### Given material

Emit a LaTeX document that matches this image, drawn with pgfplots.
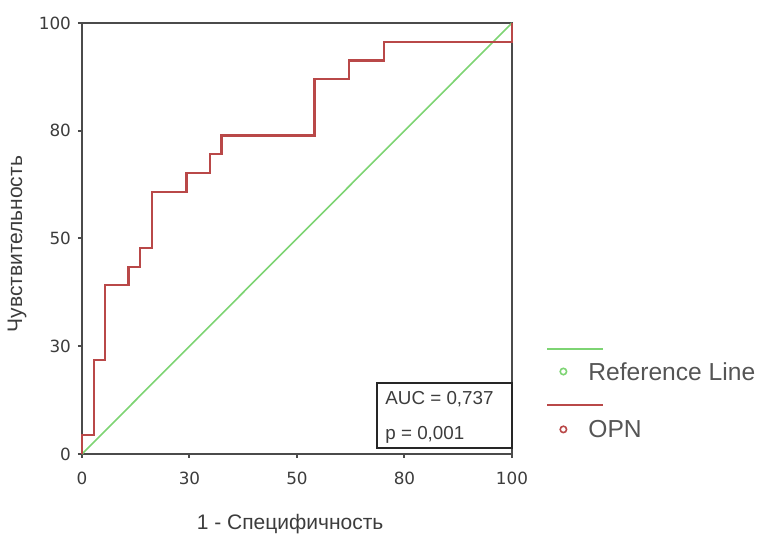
\documentclass[border=0pt]{standalone}
\usepackage{pgfplots}
\pgfplotsset{compat=1.18}
\usepackage{fontspec}
\setmainfont{Liberation Sans}
\newfontfamily\tickfont{DejaVu Sans}

\definecolor{refgreen}{RGB}{125,212,115}
\definecolor{opnred}{RGB}{185,72,72}
\definecolor{axgray}{RGB}{75,75,75}
\definecolor{txtgray}{RGB}{60,60,60}
\definecolor{leggray}{RGB}{85,85,85}

\begin{document}
\begin{tikzpicture}
% frame of the whole picture, 1px = 0.5pt
\path[use as bounding box] (-41pt,-41pt) rectangle (337.5pt,227pt);
\begin{axis}[
    at={(0,0)}, anchor=south west,
    width=215pt, height=215.5pt, scale only axis,
    xmin=0, xmax=100, ymin=0, ymax=100,
    xtick={0,25,50,75,100}, xticklabels={0,30,50,80,100},
    ytick={0,25,50,75,100}, yticklabels={0,30,50,80,100},
    tick pos=left, tick align=outside, major tick length=2pt,
    axis line style={axgray, line width=1pt},
    tick style={axgray, line width=1pt},
    ticklabel style={font=\tickfont\fontsize{8.4}{10}\selectfont, text=txtgray},
    xticklabel style={yshift=-3.5pt},
    xlabel={1 - Специфичность},
    ylabel={Чувствительность},
    label style={font=\fontsize{10.5}{12}\selectfont, text=txtgray},
    xlabel style={at={(axis description cs:0.484,-0.162)}, anchor=center},
    ylabel style={at={(axis description cs:-0.151,0.487)}, anchor=center},
    clip=false,
    legend cell align=left,
    legend style={at={(axis description cs:1.1093,0.213)}, anchor=north west,
        draw=none, fill=none, inner sep=0pt, row sep=20.2pt, column sep=0pt,
        nodes={inner sep=0pt, text depth=0pt, text=leggray,
               font=\fontsize{12.3}{14}\selectfont}},
]

\addplot[refgreen, line width=0.8pt,
    legend image code/.code={
        \draw[overlay, line width=1pt] (-8pt,11.5pt) -- (20pt,11.5pt);
        \draw[line width=0.8pt] (0pt,0pt) circle (1.6pt);
        \path[draw=none, fill=none] (-2pt,-2pt) rectangle (12.5pt,2pt);
    }] coordinates {(0,0) (100,100)};
\addlegendentry{Reference Line}

\addplot[opnred, line width=1.1pt, const plot,
    legend image code/.code={
        \draw[overlay, line width=1pt] (-8pt,12pt) -- (20pt,12pt);
        \draw[line width=0.8pt] (0pt,0pt) circle (1.6pt);
        \path[draw=none, fill=none] (-2pt,-2pt) rectangle (12.5pt,2pt);
    }] coordinates {
    (0,0) (0,4.35) (2.70,21.74) (5.41,39.13) (10.81,43.48) (13.51,47.83)
    (16.22,60.87) (24.32,65.22) (29.73,69.57) (32.43,73.91) (54.05,86.96)
    (62.16,91.30) (70.27,95.65) (100,100)
};
\addlegendentry{OPN}

\draw[black!85, line width=0.7pt] (rel axis cs:0.686,0.0139) rectangle (rel axis cs:1,0.1647);
\node[anchor=base west, inner sep=0pt, text=txtgray, font=\fontsize{9.4}{11}\selectfont]
    at (rel axis cs:0.7047,0.1137) {AUC = 0,737};
\node[anchor=base west, inner sep=0pt, text=txtgray, font=\fontsize{9.4}{11}\selectfont]
    at (rel axis cs:0.7047,0.0325) {p = 0,001};
\end{axis}
\end{tikzpicture}
\end{document}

### Exercise task
Without including any picture, repeat the data exactly.

### Result of the task
Emit a LaTeX document that matches this image, drawn with pgfplots.
\documentclass[border=0pt]{standalone}
\usepackage{pgfplots}
\pgfplotsset{compat=1.18}
\usepackage{fontspec}
\setmainfont{Liberation Sans}
\newfontfamily\tickfont{DejaVu Sans}

\definecolor{refgreen}{RGB}{125,212,115}
\definecolor{opnred}{RGB}{185,72,72}
\definecolor{axgray}{RGB}{75,75,75}
\definecolor{txtgray}{RGB}{60,60,60}
\definecolor{leggray}{RGB}{85,85,85}

\begin{document}
\begin{tikzpicture}
% frame of the whole picture, 1px = 0.5pt
\path[use as bounding box] (-41pt,-41pt) rectangle (337.5pt,227pt);
\begin{axis}[
    at={(0,0)}, anchor=south west,
    width=215pt, height=215.5pt, scale only axis,
    xmin=0, xmax=100, ymin=0, ymax=100,
    xtick={0,25,50,75,100}, xticklabels={0,30,50,80,100},
    ytick={0,25,50,75,100}, yticklabels={0,30,50,80,100},
    tick pos=left, tick align=outside, major tick length=2pt,
    axis line style={axgray, line width=1pt},
    tick style={axgray, line width=1pt},
    ticklabel style={font=\tickfont\fontsize{8.4}{10}\selectfont, text=txtgray},
    xticklabel style={yshift=-3.5pt},
    xlabel={1 - Специфичность},
    ylabel={Чувствительность},
    label style={font=\fontsize{10.5}{12}\selectfont, text=txtgray},
    xlabel style={at={(axis description cs:0.484,-0.162)}, anchor=center},
    ylabel style={at={(axis description cs:-0.151,0.487)}, anchor=center},
    clip=false,
    legend cell align=left,
    legend style={at={(axis description cs:1.1093,0.213)}, anchor=north west,
        draw=none, fill=none, inner sep=0pt, row sep=20.2pt, column sep=0pt,
        nodes={inner sep=0pt, text depth=0pt, text=leggray,
               font=\fontsize{12.3}{14}\selectfont}},
]

\addplot[refgreen, line width=0.8pt,
    legend image code/.code={
        \draw[overlay, line width=1pt] (-8pt,11.5pt) -- (20pt,11.5pt);
        \draw[line width=0.8pt] (0pt,0pt) circle (1.6pt);
        \path[draw=none, fill=none] (-2pt,-2pt) rectangle (12.5pt,2pt);
    }] coordinates {(0,0) (100,100)};
\addlegendentry{Reference Line}

\addplot[opnred, line width=1.1pt, const plot,
    legend image code/.code={
        \draw[overlay, line width=1pt] (-8pt,12pt) -- (20pt,12pt);
        \draw[line width=0.8pt] (0pt,0pt) circle (1.6pt);
        \path[draw=none, fill=none] (-2pt,-2pt) rectangle (12.5pt,2pt);
    }] coordinates {
    (0,0) (0,4.35) (2.70,21.74) (5.41,39.13) (10.81,43.48) (13.51,47.83)
    (16.22,60.87) (24.32,65.22) (29.73,69.57) (32.43,73.91) (54.05,86.96)
    (62.16,91.30) (70.27,95.65) (100,100)
};
\addlegendentry{OPN}

\draw[black!85, line width=0.7pt] (rel axis cs:0.686,0.0139) rectangle (rel axis cs:1,0.1647);
\node[anchor=base west, inner sep=0pt, text=txtgray, font=\fontsize{9.4}{11}\selectfont]
    at (rel axis cs:0.7047,0.1137) {AUC = 0,737};
\node[anchor=base west, inner sep=0pt, text=txtgray, font=\fontsize{9.4}{11}\selectfont]
    at (rel axis cs:0.7047,0.0325) {p = 0,001};
\end{axis}
\end{tikzpicture}
\end{document}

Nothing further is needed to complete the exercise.